Her headline-seeking “retail offers” included a promise to cut household energy bills, abolish business rates and scrap stamp duty on primary residences, apparently to be paid for by bearing down on the welfare budget in a way that the Tories didn’t manage when they had the power to do so.
Doctors will be banned from going on strike, police stop-and-search will be tripled and the Climate Change Act repealed if Badenoch ever becomes prime minister. “If” is doing a lot of heavy lifting in that sentence.
To someone watching from outside the Tory tribe, there was plenty of cognitive dissonance. In the course of a complaint that the state has become too big, she lamented: “Since Brexit and Covid, the size of the civil service has swollen by over a third.” Nowhere was there any acknowledgment that at least a part of that expansion may have something to do with the growth-sapping rupture with the EU that her party instigated.

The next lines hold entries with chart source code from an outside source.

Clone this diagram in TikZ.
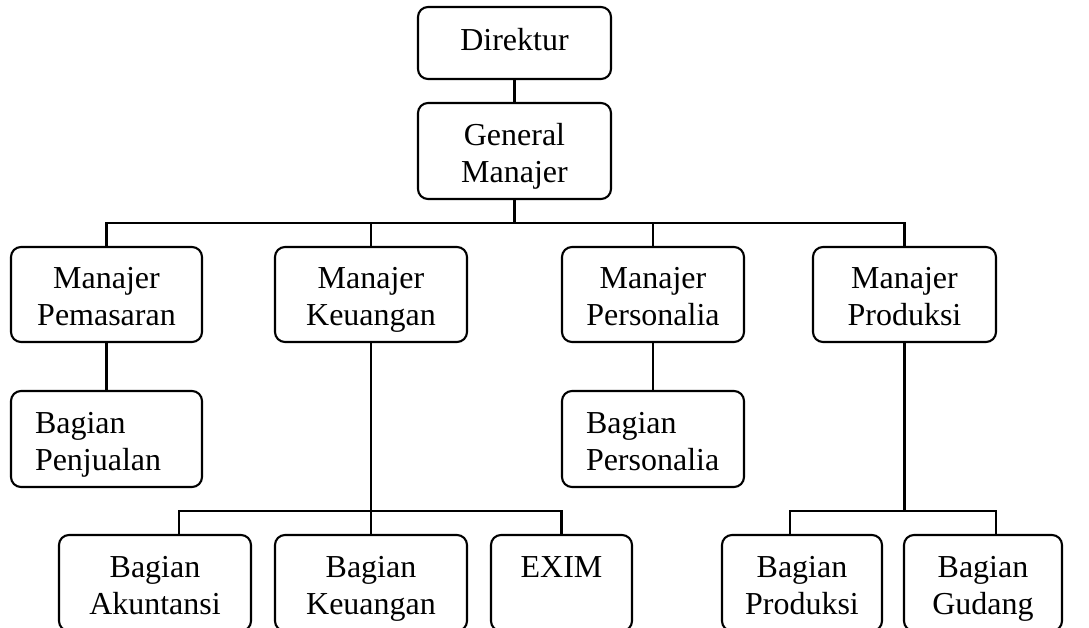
\documentclass[tikz,border=0pt]{standalone}
\usepackage{fontspec}
\setmainfont{Liberation Serif}
\newcommand\atas{\rule{0pt}{19pt}}
\newcommand\bawah{\rule[-4.3pt]{0pt}{4.3pt}}
\newcommand\dua[2]{\atas#1\\#2\bawah}

\begin{document}
\begin{tikzpicture}[
    kotak/.style={draw, rounded corners=0.2cm, line width=1.2pt, align=center,
                  minimum height=1.92cm, font=\fontsize{18.2}{21}\selectfont},
    kiri/.style={kotak, align=left, text width=2.86cm, inner xsep=0.48cm},
    garis/.style={line width=1.2pt}]
          \useasboundingbox (0,0) rectangle (21.78,-12.56);
          \clip (0,0) rectangle (21.78,-12.56);

          \node[kotak, minimum width=3.86cm, minimum height=1.44cm,
                text height=0.55cm, text depth=0.23cm] (dir) at (10.29,-0.86) {Direktur};
          \node[kotak, minimum width=3.86cm] (gm) at (10.29,-3.02) {\dua{General}{Manajer}};

          \node[kotak, minimum width=3.82cm, minimum height=1.9cm] (mpem) at (2.13,-5.89) {\dua{Manajer}{Pemasaran}};
          \node[kotak, minimum width=3.84cm, minimum height=1.9cm] (mku)  at (7.42,-5.89) {\dua{Manajer}{Keuangan}};
          \node[kotak, minimum width=3.64cm, minimum height=1.9cm] (mper) at (13.06,-5.89) {\dua{Manajer}{Personalia}};
          \node[kotak, minimum width=3.66cm, minimum height=1.9cm] (mpro) at (18.09,-5.89) {\dua{Manajer}{Produksi}};

          \node[kiri] (bpen) at (2.13,-8.78) {\dua{Bagian}{Penjualan}};
          \node[kiri, text width=2.68cm] (bper) at (13.06,-8.78) {\dua{Bagian}{Personalia}};

          \node[kotak, minimum width=3.84cm] (bak)  at (3.10,-11.66) {\dua{Bagian}{Akuntansi}};
          \node[kotak, minimum width=3.84cm] (bku)  at (7.42,-11.66) {\dua{Bagian}{Keuangan}};
          \node[kotak, minimum width=2.82cm] (exim) at (11.23,-11.66) {\dua{EXIM}{}};
          \node[kotak, minimum width=3.20cm] (bpro) at (16.04,-11.66) {\dua{Bagian}{Produksi}};
          \node[kotak, minimum width=3.16cm] (bgu)  at (19.66,-11.66) {\dua{Bagian}{Gudang}};

          \coordinate (bus)  at (10.29,-4.46);
          \coordinate (subk) at (7.42,-10.22);
          \coordinate (k1)   at (3.58,-10.22);
          \coordinate (subp) at (18.09,-10.22);
          \coordinate (p1)   at (15.80,-10.22);
          \coordinate (p2)   at (19.92,-10.22);

          \draw[garis] (dir) -- (gm);
          \draw[garis] (gm) -- (bus);
          \draw[garis] (mpem.north) |- (bus) -| (mpro.north);
          \draw[garis] (mku.north) -- (mku.north |- bus);
          \draw[garis] (mper.north) -- (mper.north |- bus);

          \draw[garis] (mpem) -- (bpen);
          \draw[garis] (mper) -- (bper);

          \draw[garis] (mku) -- (bku);
          \draw[garis] (k1 |- bak.north) -- (k1) -- (subk) -| (exim.north);
          \draw[garis] (mpro) -- (subp);
          \draw[garis] (p1 |- bpro.north) -- (p1) -- (p2) -- (p2 |- bgu.north);
        \end{tikzpicture}
\end{document}
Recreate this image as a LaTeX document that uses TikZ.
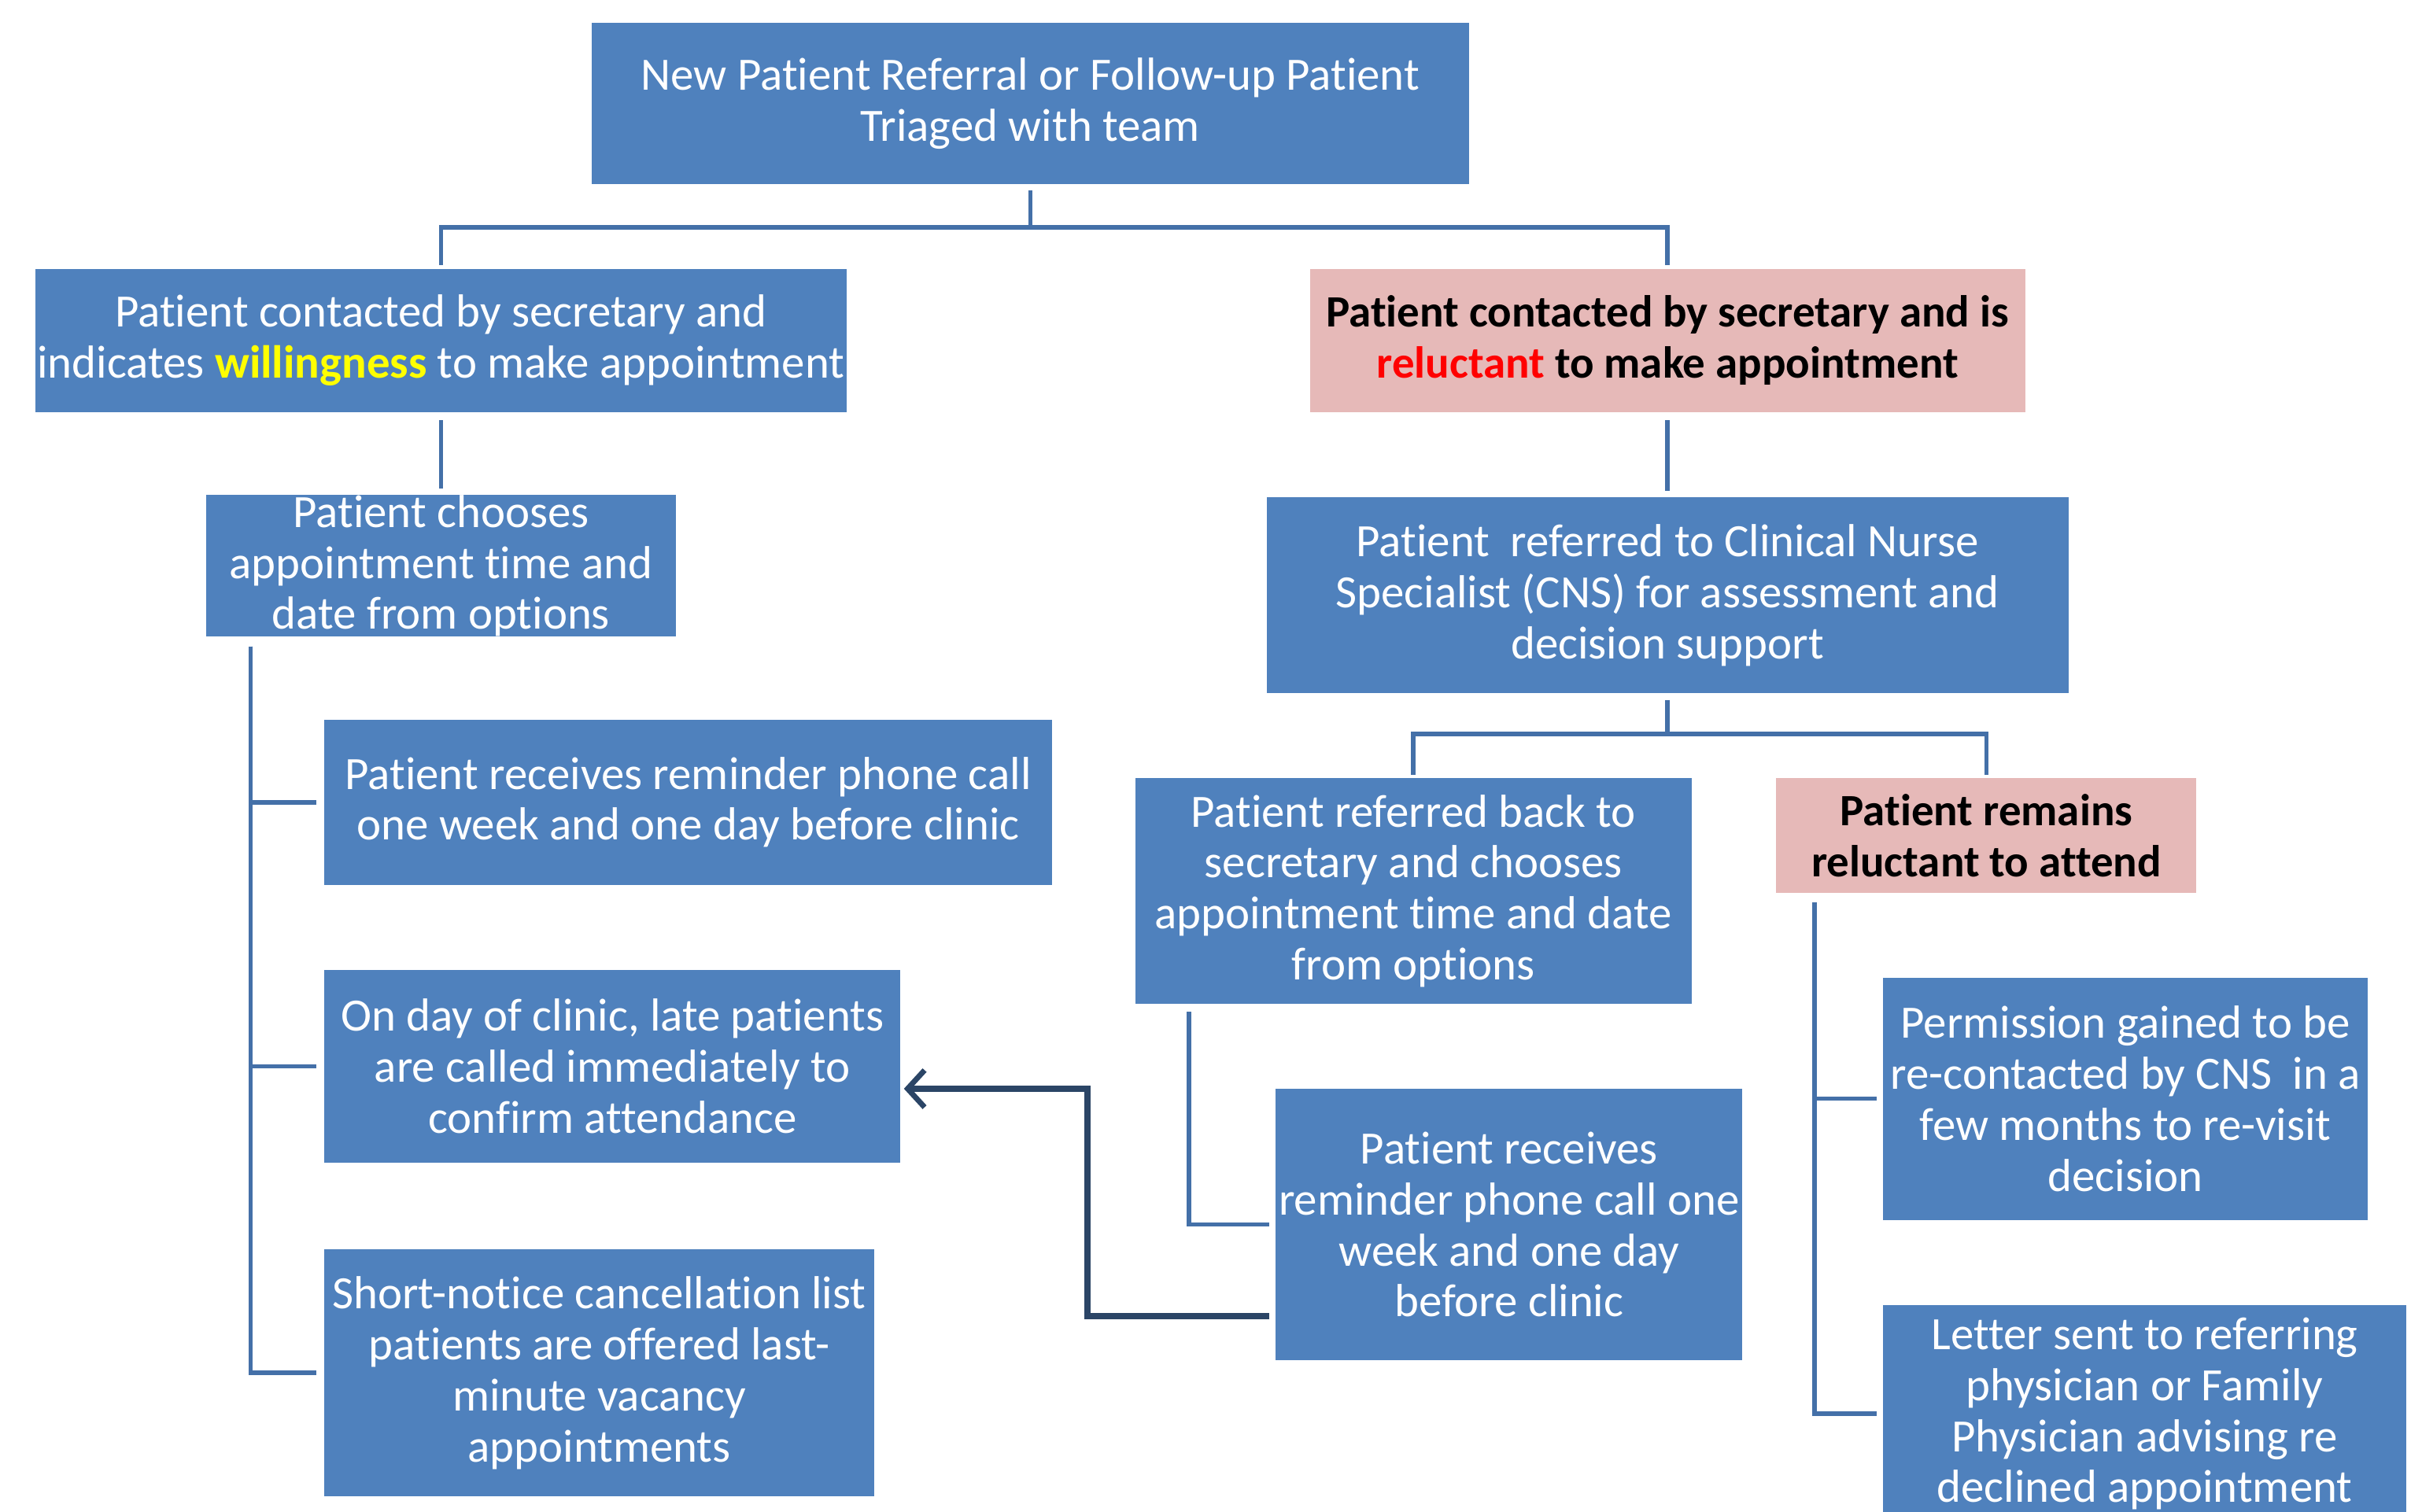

She claimed they should be proud of the “great things” they did during 14 years of government to 2024, including five years in coalition with the Liberal Democrats, which rather failed to account for why these glory years ended with the most abject defeat in the party’s long history. There was a single fleeting acknowledgement that people “are still angry with us”.
Though billed as a speech that would confront “hard truths”, it swerved addressing why the Conservatives are even less popular now than they were at last year’s general election. There’s only so much truth the battered Tory party can take.
Badenoch’s speech was rousing enough to lift the spirits of her immediate audience. That matters to her because a demoralising performance would have increased rumblings about a challenge to her leadership.
Senior Tories, including some who generally think she hasn’t got what it takes, came away opining that she has bought herself a bit more time. Whether any of it will sound at all convincing to the electorate is much more moot.